I have a video transcript SRT file with lines in conventional SRT format. Here's an example:
1
00:00:00,710 --> 00:00:03,220
Lorem ipsum dolor sit amet
consectetur, adipisicing elit.
2
00:00:03,220 --> 00:00:05,970
Dignissimos et quod laboriosam
iure magni expedita
3
00:00:05,970 --> 00:00:09,130
nisi, quis quaerat. Rem, facere!
I'm trying to use python to read and then parse through this file, remove (or skip) the lines that include the digit strings (e.g., SKIP '1' & '00:00:00,710 --> 00:00:03,220') and then format the remaining lines of text so that they are joined and presented in readable format. Here's an example of the output I'm trying to generate:
Lorem ipsum dolor sit amet consectetur, adipisicing elit. Dignissimos et quod laboriosam iure magni expedita nisi, quis quaerat. Rem, facere!

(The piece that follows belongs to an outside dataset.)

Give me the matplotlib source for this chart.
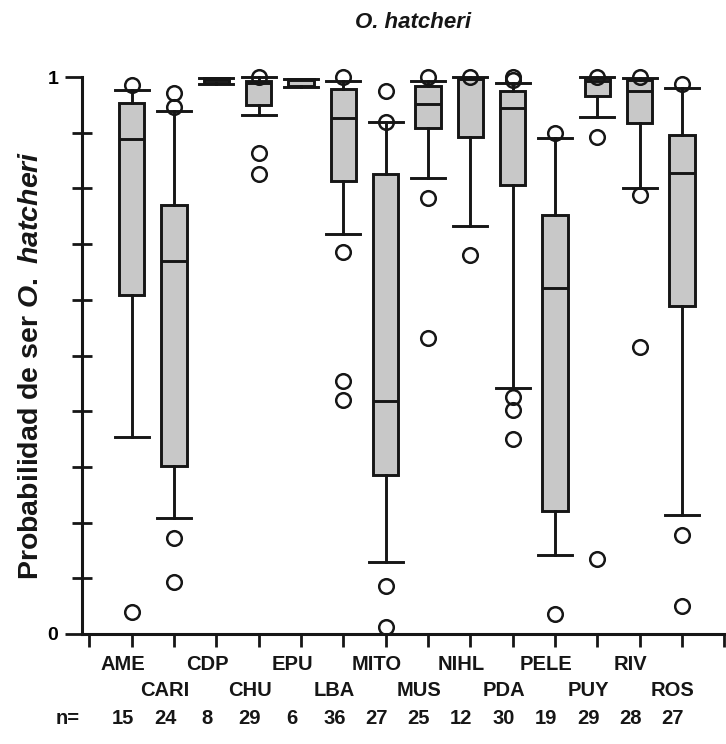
import matplotlib
matplotlib.use("Agg")
import matplotlib.pyplot as plt
import matplotlib.transforms as mtransforms
import numpy as np

plt.rcParams['font.family'] = ['Liberation Sans', 'DejaVu Sans']
plt.rcParams['mathtext.fontset'] = 'custom'
plt.rcParams['mathtext.rm'] = 'Liberation Sans:bold'
plt.rcParams['mathtext.bf'] = 'Liberation Sans:bold'
plt.rcParams['mathtext.it'] = 'Liberation Sans:italic:bold'
plt.rcParams['mathtext.bfit'] = 'Liberation Sans:italic:bold'

# sites, sample sizes and box statistics (probability of O. hatcheri)
sites = ['AME', 'CARI', 'CDP', 'CHU', 'EPU', 'LBA', 'MITO',
         'MUS', 'NIHL', 'PDA', 'PELE', 'PUY', 'RIV', 'ROS']
n_obs = [15, 24, 8, 29, 6, 36, 27, 25, 12, 30, 19, 29, 28, 27]
whislo = [0.353, 0.209, 0.988, 0.931, 0.982, 0.719, 0.129,
          0.819, 0.733, 0.442, 0.141, 0.928, 0.800, 0.214]
q1 = [0.609, 0.302, 0.989, 0.950, 0.983, 0.814, 0.285,
      0.908, 0.893, 0.807, 0.221, 0.966, 0.917, 0.588]
med = [0.889, 0.669, 0.995, 0.990, 0.995, 0.927, 0.418,
       0.952, 0.997, 0.944, 0.621, 0.992, 0.975, 0.827]
q3 = [0.953, 0.771, 0.998, 0.993, 0.997, 0.978, 0.826,
      0.983, 0.999, 0.975, 0.752, 0.998, 0.995, 0.896]
whishi = [0.977, 0.939, 0.999, 1.000, 0.997, 0.993, 0.920,
          0.993, 1.000, 0.989, 0.891, 1.000, 0.998, 0.981]
outliers = [
    [0.040, 0.986],
    [0.093, 0.173, 0.947, 0.971],
    [],
    [0.825, 0.863, 1.000],
    [],
    [0.421, 0.455, 0.685, 1.000],
    [0.012, 0.087, 0.920, 0.975],
    [0.531, 0.782, 1.000],
    [0.680, 1.000],
    [0.350, 0.403, 0.425, 0.995, 1.000],
    [0.036, 0.899],
    [0.134, 0.892, 1.000],
    [0.515, 0.788, 1.000],
    [0.051, 0.178, 0.987],
]

stats = []
for i in range(len(sites)):
    stats.append(dict(label=sites[i], whislo=whislo[i], q1=q1[i], med=med[i],
                      q3=q3[i], whishi=whishi[i], fliers=outliers[i]))

ink = '#161616'
fig = plt.figure(figsize=(7.26, 7.44), dpi=100)
ax = fig.add_axes([82 / 726, 110 / 744, 644 / 726, 557 / 744])

pos = np.arange(1, len(sites) + 1)
lw = 2.1
art = ax.bxp(stats, positions=pos, widths=0.6, capwidths=0.8,
             patch_artist=True, manage_ticks=False,
             boxprops=dict(facecolor='#c8c8c8', edgecolor=ink, linewidth=lw),
             medianprops=dict(color=ink, linewidth=lw),
             whiskerprops=dict(color=ink, linewidth=lw),
             capprops=dict(color=ink, linewidth=lw),
             flierprops=dict(marker='o', markersize=10.5, markerfacecolor='none',
                             markeredgecolor=ink, markeredgewidth=1.8))
# outliers at 1 sit on the top edge, so let everything spill over
for key in art:
    for a in art[key]:
        a.set_clip_on(False)

ax.set_xlim(-0.172, 15.04)
ax.set_ylim(0, 1)
for s in ['top', 'right']:
    ax.spines[s].set_visible(False)
for s in ['left', 'bottom']:
    ax.spines[s].set_linewidth(2.2)
    ax.spines[s].set_color(ink)

ax.set_yticks([0, 1])
ax.set_yticklabels(['0', '1'], fontsize=14, fontweight='bold')
ax.set_yticks(np.arange(0.1, 0.95, 0.1), minor=True)
ax.tick_params(axis='y', which='major', direction='out', length=12, width=2,
               color=ink, pad=5)
ax.tick_params(axis='y', which='minor', direction='inout', length=15, width=2,
               color=ink)
ax.set_xticks(np.arange(0, 16))
ax.set_xticklabels([])
ax.tick_params(axis='x', which='major', direction='out', length=9, width=2,
               color=ink)

# staggered site names and sample sizes under the axis
shift = mtransforms.ScaledTranslation(-9 / 100, 0, fig.dpi_scale_trans)
trans = mtransforms.blended_transform_factory(ax.transData, fig.transFigure) + shift
for i, name in enumerate(sites):
    ypx = 665 if i % 2 == 0 else 690
    ax.text(pos[i], 1 - ypx / 744, name, transform=trans, ha='center',
            va='center', fontsize=14.5, fontweight='bold', color=ink)
    ax.text(pos[i], 1 - 718 / 744, str(n_obs[i]), transform=trans,
            ha='center', va='center', fontsize=14.5, fontweight='bold', color=ink)
fig.text(68 / 726, 1 - 718 / 744, 'n=', ha='center', va='center',
         fontsize=14.5, fontweight='bold', color=ink)

fig.text(31 / 726, 1 - 365 / 744, r'Probabilidad de ser $\mathit{O.\ hatcheri}$',
         rotation=90, ha='center', va='center', fontsize=20.5, fontweight='bold',
         color=ink)
fig.text(413 / 726, 1 - 22 / 744, 'O. hatcheri', ha='center', va='center',
         fontsize=16, fontweight='bold', fontstyle='italic', color=ink)

fig.savefig('out.png', dpi=100)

Here's the code I've come up with so far:
def main():
# Access folder in filesystem
# After parsing content of file, move to next file
# Declare variable empty list
lineList = []
# read file line by line
file = open( "/Sample-SRT-File.srt", "r")
lines = file.readlines()
file.close()
# look for patterns and parse
# Remove blank lines from file
lines = [i for i in lines if i[:-1]]
# Discount first and second line of each segment using a match pattern
for line in lines:
line = line.strip()
if isinstance(line[0], int) != False:
# store all text into a list
lineList.append(line)
# for every item in the list that ends with '', '.', '?', or '!', append a space at end
for line in lineList:
line = line + ' '
# Finish with list.join() to bring everything together
text = ''.join(lineList)
print(text)
main()
I'm pretty out of practice with my Python as is, but right now I'm wondering if the only way to effectively and reliably match the first and second lines of the segment for removal or skipping is to use a regular expression. Otherwise, this might be possible using the itertools library or some kind of function that would skip lines 1 & 2 as well as any blank line.
Anyone out there with the Python moves to help me overcome this?